───── Dataset extract
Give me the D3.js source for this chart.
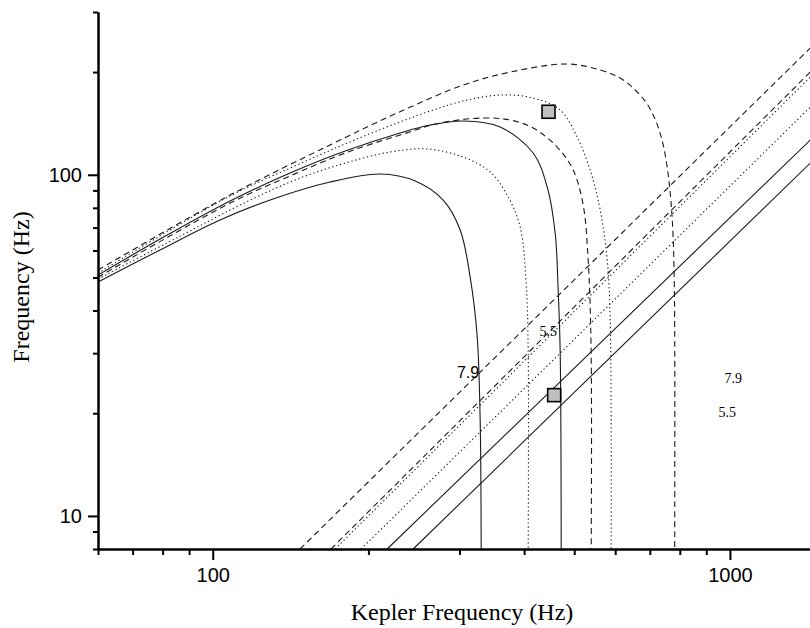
<!DOCTYPE html>
<html>
<head>
<meta charset="UTF-8">
<script src="https://d3js.org/d3.v7.min.js"></script>
<style>
    body { margin: 0; background: #fff; }
    .axis path, .axis line { stroke: #000; stroke-width: 2px; }
    .axis text { font-family: "Liberation Sans", Arial, sans-serif; font-size: 20px; fill: #000; }
    .title { font-family: "Liberation Serif", "Times New Roman", serif; font-size: 24px; fill: #000; }
    .curve { fill: none; stroke: #1a1a1a; stroke-width: 1.1px; }
</style>
</head>
<body>
<svg id="chart"></svg>
<script>
// axis ticks
const xTicksMajor = [100, 1000];
const xTicksMinor = [60, 70, 80, 90, 200, 300, 400, 500, 600, 700, 800, 900];
const yTicksMajor = [10, 100];
const yTicksMinor = [8, 9, 20, 30, 40, 50, 60, 70, 80, 90, 200, 300];

// upper curves [kepler Hz, freq Hz]
const solidLow = [[60,48.5],[79.1,60.2],[103.3,73.7],[130.8,84.9],[168.6,95.2],[210.7,100.5],[246.3,95.9],[279.0,84.3],[300.9,68.9],[314.6,50.1],[324.6,33.5],[328.9,19.1],[330.4,8]];
const dottedLow = [[60,49.5],[86.5,66.1],[118.1,84.3],[147.5,97.8],[180.3,108.2],[220.3,116.6],[259.8,119.0],[304.9,112.7],[343.9,101.9],[370.9,87.2],[393.0,70.3],[403.6,48.2],[407.3,30.6],[407.3,8]];
const solidHigh = [[60,50.8],[79.1,64.8],[108.0,83.8],[141.1,101.2],[180.3,117.4],[230.3,132.6],[263.3,139.9],[304.9,143.7],[359.5,138.0],[416.4,115.8],[443.3,92.1],[459.3,67.5],[465.5,45.9],[469.6,30.6],[471.8,8]];
const dashedLow = [[60,50.1],[108.0,82.6],[141.1,99.2],[180.3,115.8],[230.3,130.8],[275.3,141.8],[333.3,146.7],[375.9,144.7],[416.4,137.1],[463.4,120.6],[497.7,103.2],[520.3,81.5],[532.0,56.2],[539.0,30.6],[539.2,8]];
const dottedHigh = [[60,51.5],[108.0,86.7],[141.1,104.6],[180.3,123.1],[227.2,141.8],[266.8,154.8],[304.9,164.5],[359.5,171.3],[416.4,167.9],[469.6,154.8],[506.6,129.0],[536.8,103.2],[561.3,78.8],[579.1,56.2],[586.9,37.5],[589.3,8]];
const dashedHigh = [[60,52.6],[108.0,87.2],[168.6,122.3],[227.2,151.7],[304.9,183.2],[375.9,200.0],[484.6,211.2],[561.3,202.8],[613.5,192.1],[656.0,177.2],[691.9,161.2],[720.4,142.7],[743.0,122.3],[759.9,99.8],[770.1,81.5],[777.0,64.4],[780.4,49.1],[782.1,35.1],[782.1,8]];

// straight lines [start, end]
const lineDashedA = [[147.5,8],[1430,235.2]];
const lineDashedB = [[169.3,8],[1430,200.0]];
const lineDottedB = [[172.4,8],[1430,193.4]];
const lineDottedA = [[193.6,8],[1430,157.9]];
const lineSolidA = [[217.4,8],[1430,126.4]];
const lineSolidB = [[244.1,8],[1430,108.2]];

const squares = [[445.9,153],[457.3,22.6]];
const labels = [["7.9",311.7,26.4],["5.5",445.3,34.8],["7.9",1015,25.4],["5.5",988,20.2]];

const width = 810, height = 628;
const svg = d3.select("#chart").attr("width", width).attr("height", height);

const x = d3.scaleLog().domain([60, 1500]).range([98, 821]);
const y = d3.scaleLog().domain([8, 300]).range([549, 12]);

const line = d3.line().x(d => x(d[0])).y(d => y(d[1])).curve(d3.curveCatmullRom.alpha(0.5));
const straight = d3.line().x(d => x(d[0])).y(d => y(d[1]));

const dash = "6,4", dot = "1.3,2.7";
const curves = [
    [solidLow, null], [dottedLow, dot], [solidHigh, null],
    [dashedLow, dash], [dottedHigh, dot], [dashedHigh, dash]
];
curves.forEach(([d, s]) => {
    svg.append("path").attr("class", "curve").attr("d", line(d))
        .attr("stroke-dasharray", s);
});
const lines = [
    [lineDashedA, dash], [lineDashedB, dash], [lineDottedB, dot],
    [lineDottedA, dot], [lineSolidA, null], [lineSolidB, null]
];
lines.forEach(([d, s]) => {
    svg.append("path").attr("class", "curve").attr("d", straight(d))
        .attr("stroke-dasharray", s);
});

svg.selectAll(".sq").data(squares).enter().append("rect")
    .attr("class", "sq")
    .attr("x", d => x(d[0]) - 6.5).attr("y", d => y(d[1]) - 6.5)
    .attr("width", 13).attr("height", 13)
    .attr("fill", "#c0c0c0").attr("stroke", "#000").attr("stroke-width", 1.6);

svg.selectAll(".lbl").data(labels).enter().append("text")
    .attr("class", "lbl")
    .attr("x", d => x(d[1])).attr("y", d => y(d[2]))
    .attr("dy", "0.35em").attr("text-anchor", "middle")
    .attr("font-family", (d, i) => i === 0 ? "Liberation Sans, Arial, sans-serif" : "Liberation Serif, Times New Roman, serif")
    .attr("font-size", (d, i) => i === 0 ? 16 : 14)
    .text(d => d[0]);

// axes
svg.append("g").attr("class", "axis").attr("transform", "translate(98,0)")
    .call(d3.axisLeft(y).tickValues(yTicksMinor).tickSize(5).tickSizeOuter(0).tickFormat(""));
svg.append("g").attr("class", "axis").attr("transform", "translate(98,0)")
    .call(d3.axisLeft(y).tickValues(yTicksMajor).tickSize(10).tickSizeOuter(0).tickPadding(6).tickFormat(d3.format("d")));
svg.append("g").attr("class", "axis").attr("transform", "translate(0,549)")
    .call(d3.axisBottom(x).tickValues(xTicksMinor).tickSize(6).tickSizeOuter(0).tickFormat(""));
svg.append("g").attr("class", "axis").attr("transform", "translate(0,549)")
    .call(d3.axisBottom(x).tickValues(xTicksMajor).tickSize(11).tickSizeOuter(0).tickPadding(8).tickFormat(d3.format("d")));

svg.append("text").attr("class", "title")
    .attr("x", 462).attr("y", 620).attr("text-anchor", "middle")
    .text("Kepler Frequency (Hz)");
svg.append("text").attr("class", "title")
    .attr("transform", "translate(29,287) rotate(-90)").attr("text-anchor", "middle")
    .text("Frequency (Hz)");
</script>
</body>
</html>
──────────
Goal of the exercise
Without any pictures, reproduce the lines from the first one in the material through the line that has "90, 200, 300];", exactly as they appear.

The reply
Give me the D3.js source for this chart.
<!DOCTYPE html>
<html>
<head>
<meta charset="UTF-8">
<script src="https://d3js.org/d3.v7.min.js"></script>
<style>
    body { margin: 0; background: #fff; }
    .axis path, .axis line { stroke: #000; stroke-width: 2px; }
    .axis text { font-family: "Liberation Sans", Arial, sans-serif; font-size: 20px; fill: #000; }
    .title { font-family: "Liberation Serif", "Times New Roman", serif; font-size: 24px; fill: #000; }
    .curve { fill: none; stroke: #1a1a1a; stroke-width: 1.1px; }
</style>
</head>
<body>
<svg id="chart"></svg>
<script>
// axis ticks
const xTicksMajor = [100, 1000];
const xTicksMinor = [60, 70, 80, 90, 200, 300, 400, 500, 600, 700, 800, 900];
const yTicksMajor = [10, 100];
const yTicksMinor = [8, 9, 20, 30, 40, 50, 60, 70, 80, 90, 200, 300];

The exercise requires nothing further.